TO BE DONE: Pick out every line of the entries below where "this" occurs, and copy those lines.

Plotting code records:
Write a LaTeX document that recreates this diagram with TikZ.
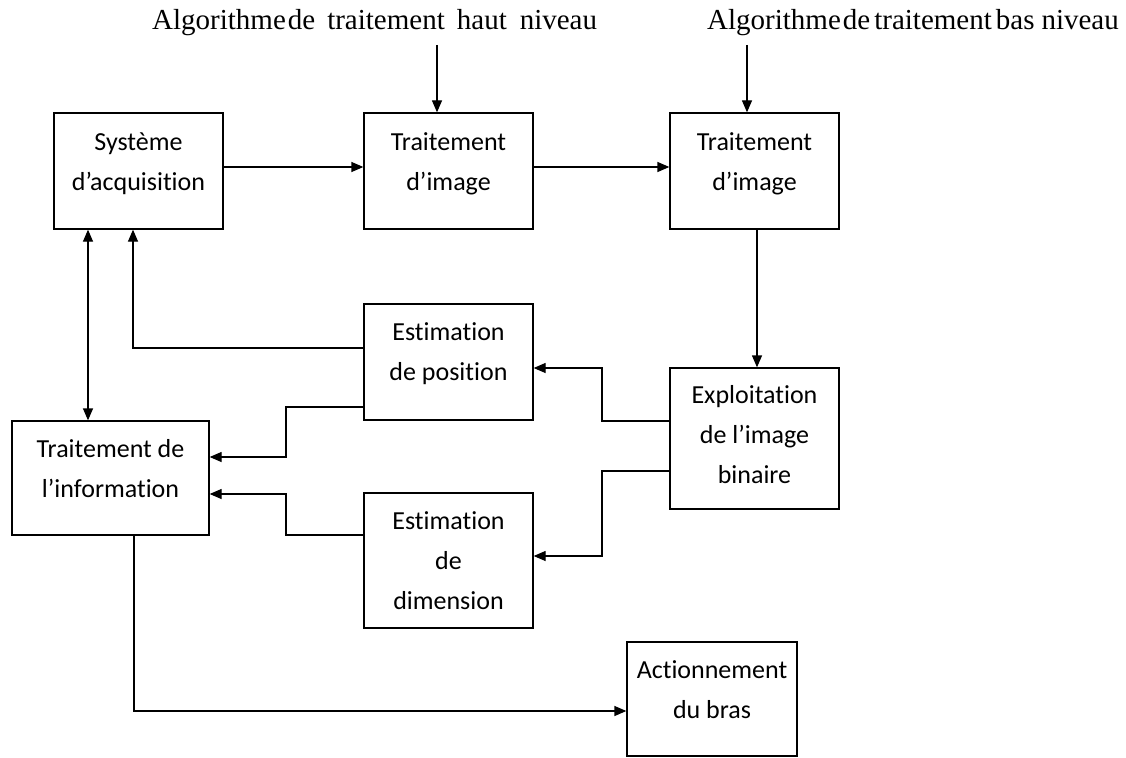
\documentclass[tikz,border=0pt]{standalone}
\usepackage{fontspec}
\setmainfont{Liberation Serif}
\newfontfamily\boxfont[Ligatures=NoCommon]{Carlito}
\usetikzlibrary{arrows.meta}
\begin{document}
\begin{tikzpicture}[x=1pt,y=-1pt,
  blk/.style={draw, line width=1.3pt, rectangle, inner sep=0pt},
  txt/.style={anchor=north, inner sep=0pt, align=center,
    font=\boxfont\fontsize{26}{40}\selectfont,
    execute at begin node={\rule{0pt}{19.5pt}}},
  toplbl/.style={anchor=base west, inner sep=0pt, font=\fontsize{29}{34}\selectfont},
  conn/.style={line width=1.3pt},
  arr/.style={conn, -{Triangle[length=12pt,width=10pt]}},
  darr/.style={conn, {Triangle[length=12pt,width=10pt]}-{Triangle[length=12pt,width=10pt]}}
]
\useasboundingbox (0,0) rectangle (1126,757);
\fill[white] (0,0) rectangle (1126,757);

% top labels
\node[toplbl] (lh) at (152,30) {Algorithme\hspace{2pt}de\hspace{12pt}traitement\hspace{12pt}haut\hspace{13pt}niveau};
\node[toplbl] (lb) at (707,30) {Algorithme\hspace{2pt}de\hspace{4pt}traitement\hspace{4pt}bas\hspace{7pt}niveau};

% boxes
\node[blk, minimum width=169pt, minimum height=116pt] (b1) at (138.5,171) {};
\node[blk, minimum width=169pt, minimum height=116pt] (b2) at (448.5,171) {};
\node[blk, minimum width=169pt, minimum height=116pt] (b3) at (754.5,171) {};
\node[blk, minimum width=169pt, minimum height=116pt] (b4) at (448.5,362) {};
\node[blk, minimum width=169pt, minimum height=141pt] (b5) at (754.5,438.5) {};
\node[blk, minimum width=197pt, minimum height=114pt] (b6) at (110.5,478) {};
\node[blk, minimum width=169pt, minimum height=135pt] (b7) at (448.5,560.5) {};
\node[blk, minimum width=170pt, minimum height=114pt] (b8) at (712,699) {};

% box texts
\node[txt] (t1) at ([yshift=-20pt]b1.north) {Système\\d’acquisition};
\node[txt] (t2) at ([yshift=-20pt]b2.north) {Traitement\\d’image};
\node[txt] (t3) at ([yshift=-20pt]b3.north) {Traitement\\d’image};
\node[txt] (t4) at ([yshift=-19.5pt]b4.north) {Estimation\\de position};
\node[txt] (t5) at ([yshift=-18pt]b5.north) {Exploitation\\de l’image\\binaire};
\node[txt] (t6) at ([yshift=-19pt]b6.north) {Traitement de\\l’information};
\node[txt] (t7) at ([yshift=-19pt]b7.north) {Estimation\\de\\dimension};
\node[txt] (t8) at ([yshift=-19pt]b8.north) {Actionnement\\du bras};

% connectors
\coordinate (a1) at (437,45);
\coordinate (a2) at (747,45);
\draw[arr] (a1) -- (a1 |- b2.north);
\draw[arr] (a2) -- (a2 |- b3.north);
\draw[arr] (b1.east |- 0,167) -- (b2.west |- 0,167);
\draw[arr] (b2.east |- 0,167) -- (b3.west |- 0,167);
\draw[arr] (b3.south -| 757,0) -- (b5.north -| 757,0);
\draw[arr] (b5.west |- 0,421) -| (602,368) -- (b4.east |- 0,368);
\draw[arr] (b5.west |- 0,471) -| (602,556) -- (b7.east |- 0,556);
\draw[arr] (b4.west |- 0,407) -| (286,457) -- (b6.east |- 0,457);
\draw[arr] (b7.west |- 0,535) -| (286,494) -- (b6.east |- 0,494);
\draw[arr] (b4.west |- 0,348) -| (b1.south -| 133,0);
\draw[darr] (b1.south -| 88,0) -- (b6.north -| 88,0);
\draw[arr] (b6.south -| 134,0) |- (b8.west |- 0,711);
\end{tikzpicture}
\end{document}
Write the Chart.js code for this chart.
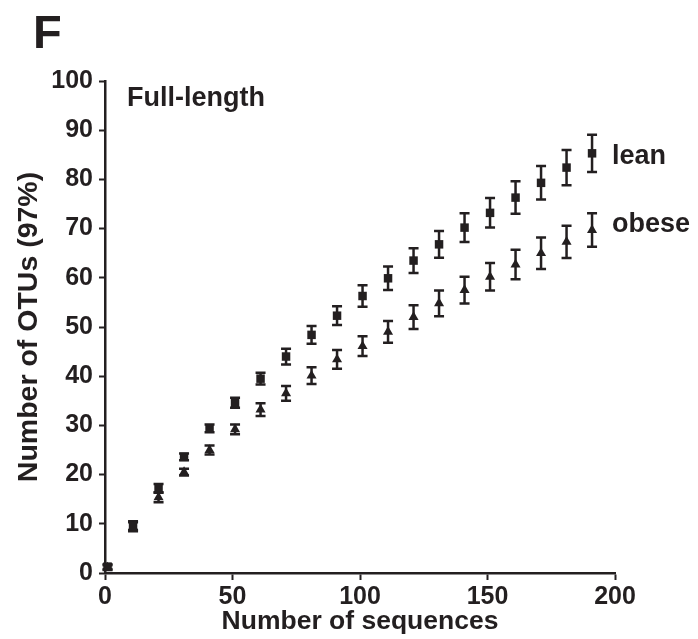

RESPONSE:
Write a LaTeX document that recreates this diagram with TikZ.
Write the Chart.js code for this chart.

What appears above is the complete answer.